# [PROMPT]
Omit the images. Copy each entry word for word.

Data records
***
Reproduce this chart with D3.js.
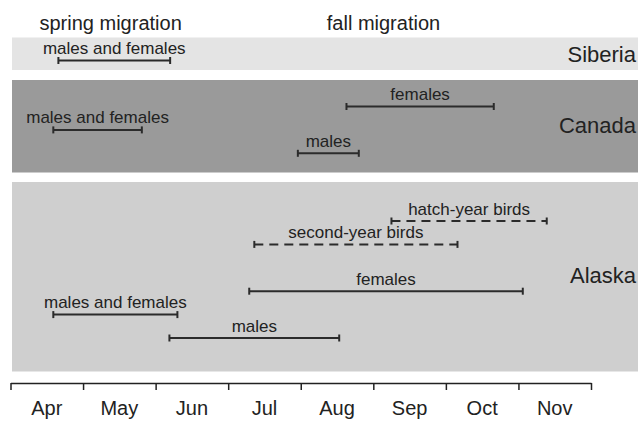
<!DOCTYPE html>
<html>
<head>
<meta charset="utf-8">
<script src="https://cdn.jsdelivr.net/npm/d3@7"></script>
<style>
  body { margin: 0; background: #fff; }
  svg text { font-family: "Liberation Sans", Arial, sans-serif; fill: #222; }
</style>
</head>
<body>
<svg id="chart" width="638" height="421"></svg>
<script>
// month ticks (labels sit between month boundaries)
var months = ["Apr", "May", "Jun", "Jul", "Aug", "Sep", "Oct", "Nov"];
var regions = ["Siberia", "Canada", "Alaska"];
var seasons = ["spring migration", "fall migration"];

// one entry per bar; start/end in months since Apr 1
var barRegion = ["Siberia", "Canada", "Canada", "Canada", "Alaska", "Alaska", "Alaska", "Alaska", "Alaska"];
var barLane   = [0, 0, 1, 2, 0, 1, 3, 4, 5];
var barLabel  = ["males and females", "females", "males and females", "males",
                 "hatch-year birds", "second-year birds", "females", "males and females", "males"];
var barStart  = [0.66, 4.63, 0.59, 3.96, 5.25, 3.36, 3.29, 0.59, 2.19];
var barEnd    = [2.20, 6.66, 1.81, 4.80, 7.39, 6.16, 7.06, 2.30, 4.53];
var barDashed = [false, false, false, false, true, true, false, false, false];

var svg = d3.select("#chart");

var x = d3.scaleLinear().domain([0, months.length]).range([10.5, 591]);

// band boxes and first lane per region
var bandBox = {
    Siberia: { top: 37.5, bottom: 70, lane0: 60.5, fill: "#e4e4e4", labelY: 62 },
    Canada:  { top: 80, bottom: 172.5, lane0: 106.5, fill: "#9a9a9a", labelY: 133 },
    Alaska:  { top: 182, bottom: 371.5, lane0: 221, fill: "#cfcfcf", labelY: 283 }
};
var laneStep = 23.4;

var bars = barLabel.map(function(d, i) {
    return { label: d, region: barRegion[i], lane: barLane[i],
             start: barStart[i], end: barEnd[i], dashed: barDashed[i] };
});

function laneY(d) {
    return bandBox[d.region].lane0 + d.lane * laneStep;
}

// background bands
svg.selectAll("rect.band")
    .data(regions)
  .enter()
    .append("rect")
    .attr("class", "band")
    .attr("x", 12)
    .attr("width", 638 - 12)
    .attr("y", function(d) { return bandBox[d].top; })
    .attr("height", function(d) { return bandBox[d].bottom - bandBox[d].top; })
    .attr("fill", function(d) { return bandBox[d].fill; });

svg.selectAll("text.region")
    .data(regions)
  .enter()
    .append("text")
    .attr("class", "region")
    .attr("x", 636)
    .attr("y", function(d) { return bandBox[d].labelY; })
    .attr("text-anchor", "end")
    .style("font-size", "22px")
    .text(function(d) { return d; });

// season headers
var seasonX = [1.38, 5.14];
svg.selectAll("text.season")
    .data(seasons)
  .enter()
    .append("text")
    .attr("class", "season")
    .attr("x", function(d, i) { return x(seasonX[i]); })
    .attr("y", 30)
    .attr("text-anchor", "middle")
    .style("font-size", "20px")
    .text(function(d) { return d; });

// bars
var g = svg.selectAll("g.bar")
    .data(bars)
  .enter()
    .append("g")
    .attr("class", "bar");

g.append("line")
    .attr("x1", function(d) { return x(d.start); })
    .attr("x2", function(d) { return x(d.end); })
    .attr("y1", laneY)
    .attr("y2", laneY)
    .attr("stroke", "#2b2b2b")
    .attr("stroke-width", 2)
    .attr("stroke-dasharray", function(d) { return d.dashed ? "9,6" : null; });

g.selectAll("line.cap")
    .data(function(d) { return [d.start, d.end].map(function(v) { return { v: v, y: laneY(d) }; }); })
  .enter()
    .append("line")
    .attr("class", "cap")
    .attr("x1", function(c) { return x(c.v); })
    .attr("x2", function(c) { return x(c.v); })
    .attr("y1", function(c) { return c.y - 3.5; })
    .attr("y2", function(c) { return c.y + 3.5; })
    .attr("stroke", "#2b2b2b")
    .attr("stroke-width", 2);

g.append("text")
    .attr("x", function(d) { return x((d.start + d.end) / 2); })
    .attr("y", function(d) { return laneY(d) - 6.5; })
    .attr("text-anchor", "middle")
    .style("font-size", "17px")
    .text(function(d) { return d.label; });

// month axis
var axis = d3.axisBottom(x)
    .tickValues(d3.range(months.length + 1))
    .tickSize(7)
    .tickSizeOuter(0)
    .tickFormat("");

var ax = svg.append("g")
    .attr("transform", "translate(0,383)")
    .call(axis);
ax.selectAll("path, line").attr("stroke", "#222").attr("stroke-width", 1.5);

svg.selectAll("text.month")
    .data(months)
  .enter()
    .append("text")
    .attr("class", "month")
    .attr("x", function(d, i) { return x(i + 0.5); })
    .attr("y", 415)
    .attr("text-anchor", "middle")
    .style("font-size", "20px")
    .text(function(d) { return d; });
</script>
</body>
</html>
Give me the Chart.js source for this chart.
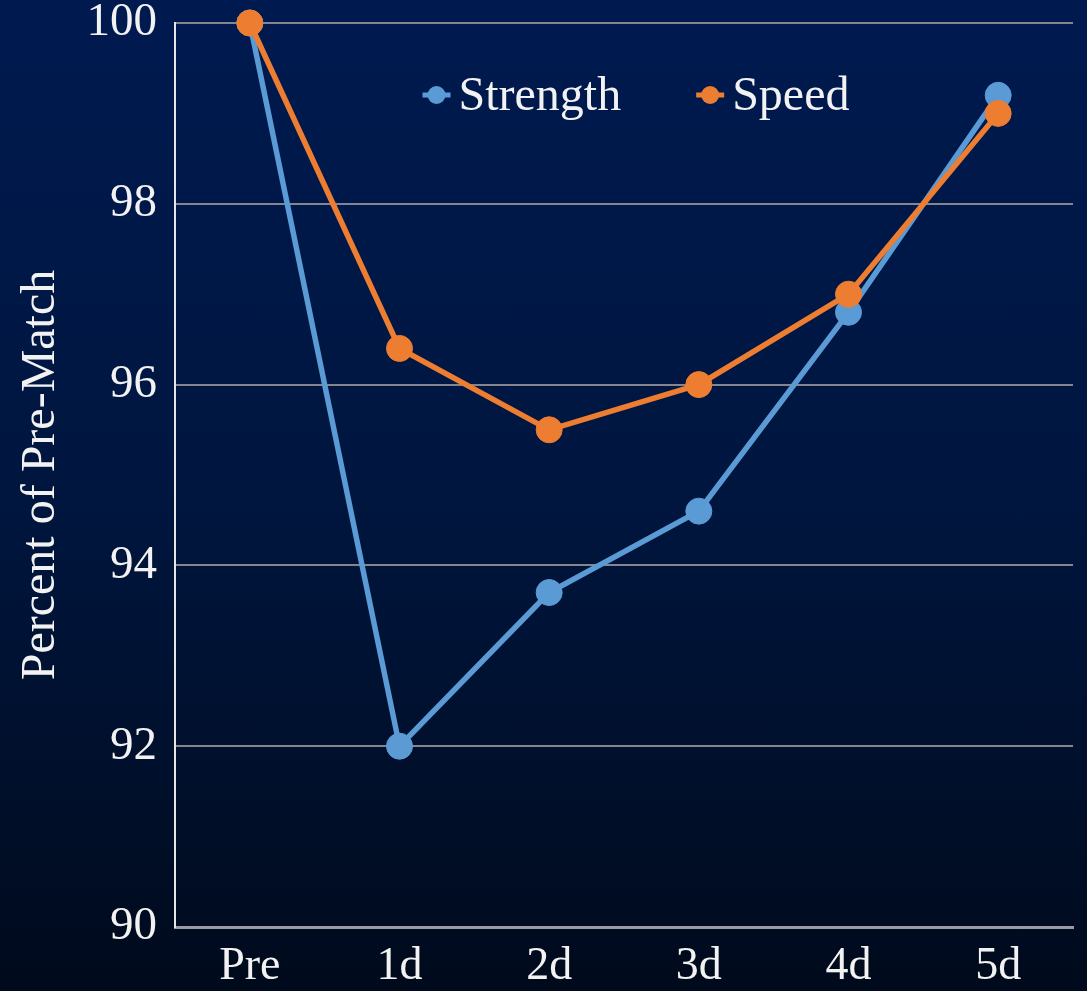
***
# [THE RESPONSE]
Reproduce this chart with D3.js.
<!DOCTYPE html>
<html>
<head>
<meta charset="utf-8">
<script src="https://cdn.jsdelivr.net/npm/d3@7"></script>
<style>
  body { margin: 0; background: #fff; }
  svg text { font-family: "Liberation Sans", Arial, sans-serif; fill: #222; }
</style>
</head>
<body>
<svg id="chart" width="638" height="421"></svg>
<script>
// month ticks (labels sit between month boundaries)
var months = ["Apr", "May", "Jun", "Jul", "Aug", "Sep", "Oct", "Nov"];
var regions = ["Siberia", "Canada", "Alaska"];
var seasons = ["spring migration", "fall migration"];

// one entry per bar; start/end in months since Apr 1
var barRegion = ["Siberia", "Canada", "Canada", "Canada", "Alaska", "Alaska", "Alaska", "Alaska", "Alaska"];
var barLane   = [0, 0, 1, 2, 0, 1, 3, 4, 5];
var barLabel  = ["males and females", "females", "males and females", "males",
                 "hatch-year birds", "second-year birds", "females", "males and females", "males"];
var barStart  = [0.66, 4.63, 0.59, 3.96, 5.25, 3.36, 3.29, 0.59, 2.19];
var barEnd    = [2.20, 6.66, 1.81, 4.80, 7.39, 6.16, 7.06, 2.30, 4.53];
var barDashed = [false, false, false, false, true, true, false, false, false];

var svg = d3.select("#chart");

var x = d3.scaleLinear().domain([0, months.length]).range([10.5, 591]);

// band boxes and first lane per region
var bandBox = {
    Siberia: { top: 37.5, bottom: 70, lane0: 60.5, fill: "#e4e4e4", labelY: 62 },
    Canada:  { top: 80, bottom: 172.5, lane0: 106.5, fill: "#9a9a9a", labelY: 133 },
    Alaska:  { top: 182, bottom: 371.5, lane0: 221, fill: "#cfcfcf", labelY: 283 }
};
var laneStep = 23.4;

var bars = barLabel.map(function(d, i) {
    return { label: d, region: barRegion[i], lane: barLane[i],
             start: barStart[i], end: barEnd[i], dashed: barDashed[i] };
});

function laneY(d) {
    return bandBox[d.region].lane0 + d.lane * laneStep;
}

// background bands
svg.selectAll("rect.band")
    .data(regions)
  .enter()
    .append("rect")
    .attr("class", "band")
    .attr("x", 12)
    .attr("width", 638 - 12)
    .attr("y", function(d) { return bandBox[d].top; })
    .attr("height", function(d) { return bandBox[d].bottom - bandBox[d].top; })
    .attr("fill", function(d) { return bandBox[d].fill; });

svg.selectAll("text.region")
    .data(regions)
  .enter()
    .append("text")
    .attr("class", "region")
    .attr("x", 636)
    .attr("y", function(d) { return bandBox[d].labelY; })
    .attr("text-anchor", "end")
    .style("font-size", "22px")
    .text(function(d) { return d; });

// season headers
var seasonX = [1.38, 5.14];
svg.selectAll("text.season")
    .data(seasons)
  .enter()
    .append("text")
    .attr("class", "season")
    .attr("x", function(d, i) { return x(seasonX[i]); })
    .attr("y", 30)
    .attr("text-anchor", "middle")
    .style("font-size", "20px")
    .text(function(d) { return d; });

// bars
var g = svg.selectAll("g.bar")
    .data(bars)
  .enter()
    .append("g")
    .attr("class", "bar");

g.append("line")
    .attr("x1", function(d) { return x(d.start); })
    .attr("x2", function(d) { return x(d.end); })
    .attr("y1", laneY)
    .attr("y2", laneY)
    .attr("stroke", "#2b2b2b")
    .attr("stroke-width", 2)
    .attr("stroke-dasharray", function(d) { return d.dashed ? "9,6" : null; });

g.selectAll("line.cap")
    .data(function(d) { return [d.start, d.end].map(function(v) { return { v: v, y: laneY(d) }; }); })
  .enter()
    .append("line")
    .attr("class", "cap")
    .attr("x1", function(c) { return x(c.v); })
    .attr("x2", function(c) { return x(c.v); })
    .attr("y1", function(c) { return c.y - 3.5; })
    .attr("y2", function(c) { return c.y + 3.5; })
    .attr("stroke", "#2b2b2b")
    .attr("stroke-width", 2);

g.append("text")
    .attr("x", function(d) { return x((d.start + d.end) / 2); })
    .attr("y", function(d) { return laneY(d) - 6.5; })
    .attr("text-anchor", "middle")
    .style("font-size", "17px")
    .text(function(d) { return d.label; });

// month axis
var axis = d3.axisBottom(x)
    .tickValues(d3.range(months.length + 1))
    .tickSize(7)
    .tickSizeOuter(0)
    .tickFormat("");

var ax = svg.append("g")
    .attr("transform", "translate(0,383)")
    .call(axis);
ax.selectAll("path, line").attr("stroke", "#222").attr("stroke-width", 1.5);

svg.selectAll("text.month")
    .data(months)
  .enter()
    .append("text")
    .attr("class", "month")
    .attr("x", function(d, i) { return x(i + 0.5); })
    .attr("y", 415)
    .attr("text-anchor", "middle")
    .style("font-size", "20px")
    .text(function(d) { return d; });
</script>
</body>
</html>
Give me the Chart.js source for this chart.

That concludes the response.